A Google Earth Map showing location of Beit Mirsim/Bet Mirsham :

Town underlined in yellow is site of Beit Mirsim where this coin was found in a hoard in 1973-74.

Coins of Modern Israel influenced by the illustrated coin of Bar Kokhba. On the left is a 25 prutah utilizing the bunch of grapes motif. This coin was currency from 1950-1980. On the right is a 25 agorot utilizing the 3-string Kinor motif from the same coin. This coin was currency from 1960-1980.

Meshorer writes about the musical instruments depicted on the Bar Kokhba coins thusly, that the musical instruments "...express his yearning for the rebuilding of the Temple and the renewal of ritual. The musical instruments symbolize prayers in the Temple, which were carried out on musical instruments played by the Levites, the Temple's bards.
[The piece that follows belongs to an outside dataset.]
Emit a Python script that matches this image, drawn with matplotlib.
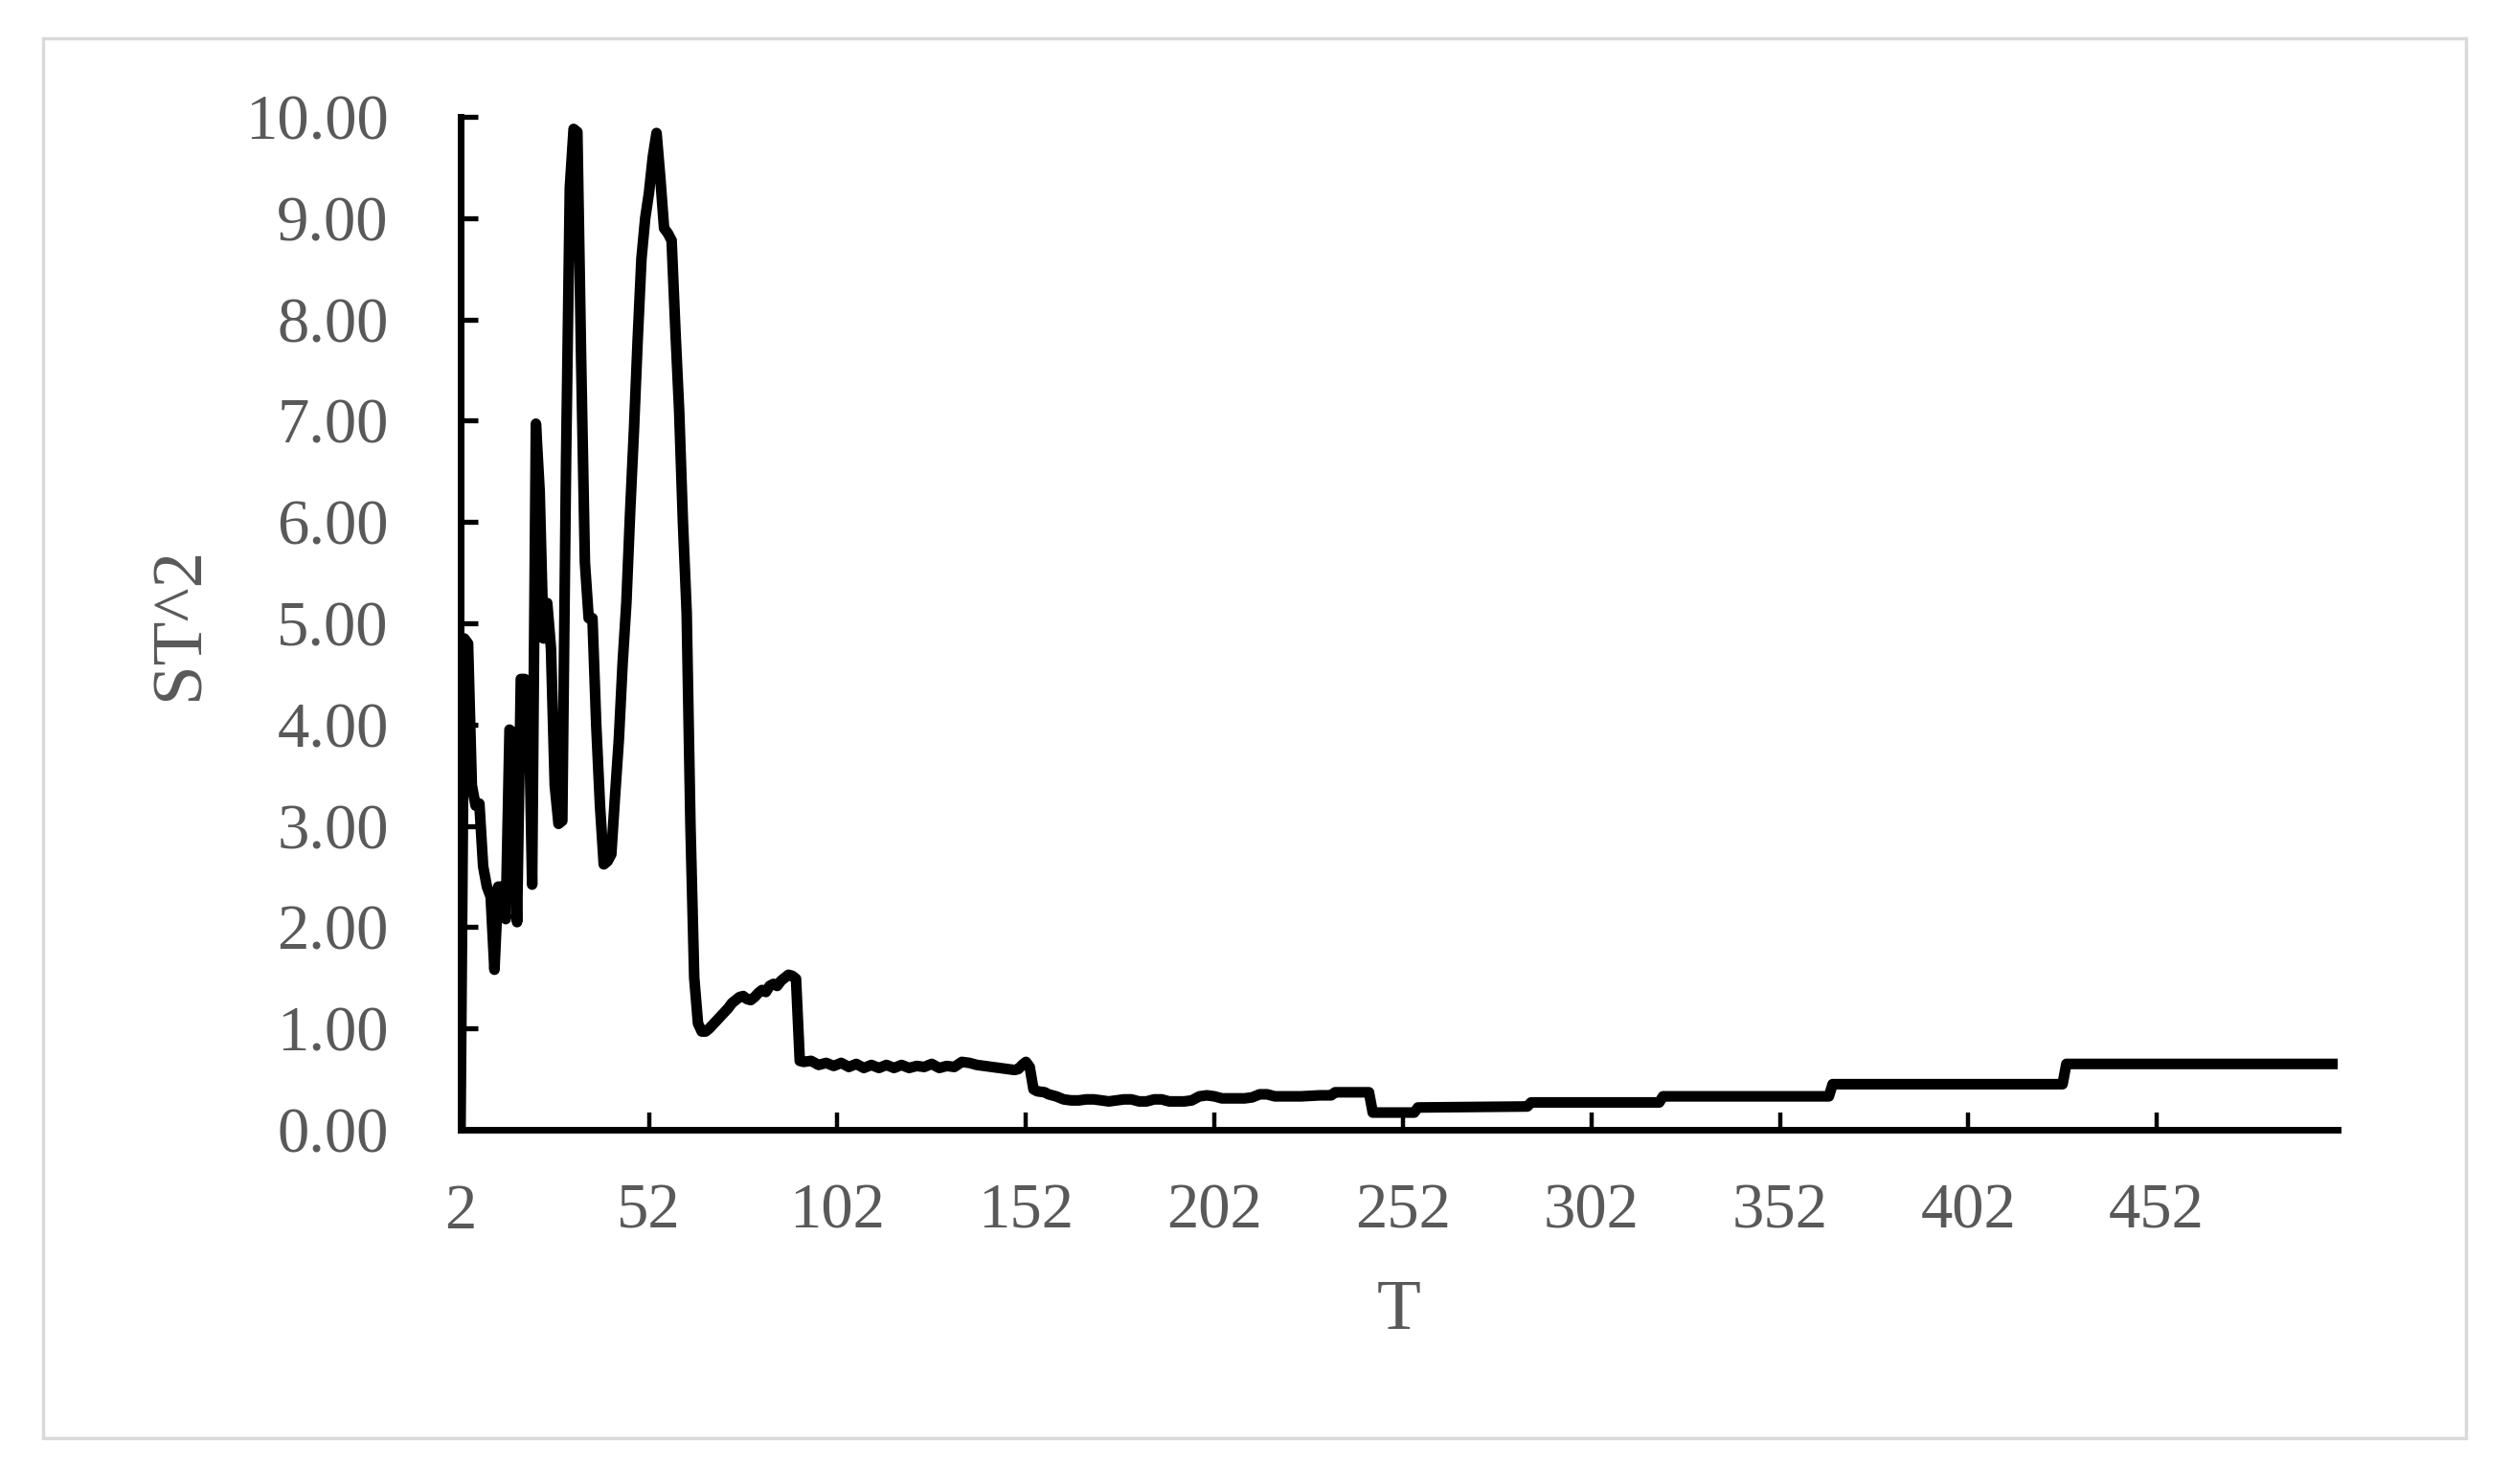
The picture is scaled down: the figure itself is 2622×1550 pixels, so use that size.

The singing of Psalms in the Temple was accompanied by musical instruments, and the anticipated dedication of the new Temple would have been celebrated with the Levite's instruments."

Meshorer A Treasury of Jewish Coins, page 148.

photo adapted from one appearing at www.moneymuseum.com, a recommended site.

Boscoreale Fresco showing woman playing a kithara (Collection of MMA)

Greece; Kings of Macedon; Posthumous Alexander the Great

Alexander III BCE 336-323 minted under Philip III BCE 323-319
AR Drachm, 18 mm, 4.17g, Colophon mint
Price 1762

O: Hd of Herakles r in lion’s skin

R: Zeus std l holding eagle, AΛΕΞΑΝΔΡΟY, fish in left field and spearhead in r to right of inscription.

Ex: Ancient Byways/Copper Penny

Ex: card accompanying coin indicates that it was purchased from Blanchard & Co by a prior owner, perhaps as an investment, card notes “Alexander the Great Drachm No. 79055”.
Blanchard & Co is a numismatic investment firm in Louisiana, USA, a call to them revealed that the ID number (as I suspected) did not mean anything to them. In fact, they have not sold these coins for 15 or 20 years and have no records relating to them according to the CSR who responded to my questions. The CSR inquired if I would like to know the value of the coin, if so I would have to send it to him and he would in turn send it out to an ancients dealer for appraisal.
I thanked him and said that it would not be necessary. A tetradrachm of similar origin had a different ID number from Blanchard, which obviously means nothing by way of provenance either.

Acquisition: 2007

Portion of map from:

map showing location of Colophon where this coin was minted, highlighted in red
Sear writes in his Greek Coins & Their Values (Vol. II; p. 399) that Colophon (spelled by him Kolophon) was "...situated several miles inland, on the river Halesos, Kolophon was an important city and claimed to be the birthplace of Homer. The famous oracle of Apollo Klarios was within its territory."

Peter Green in his Alexander to Actium (p. 59) notes that Epicurus (BCE 341-271/270) was residing in Colophon at the time the coin illustrated above was minted, noting that Epicurus resided there from BCE 321-306 after being exiled for a second time from Samos.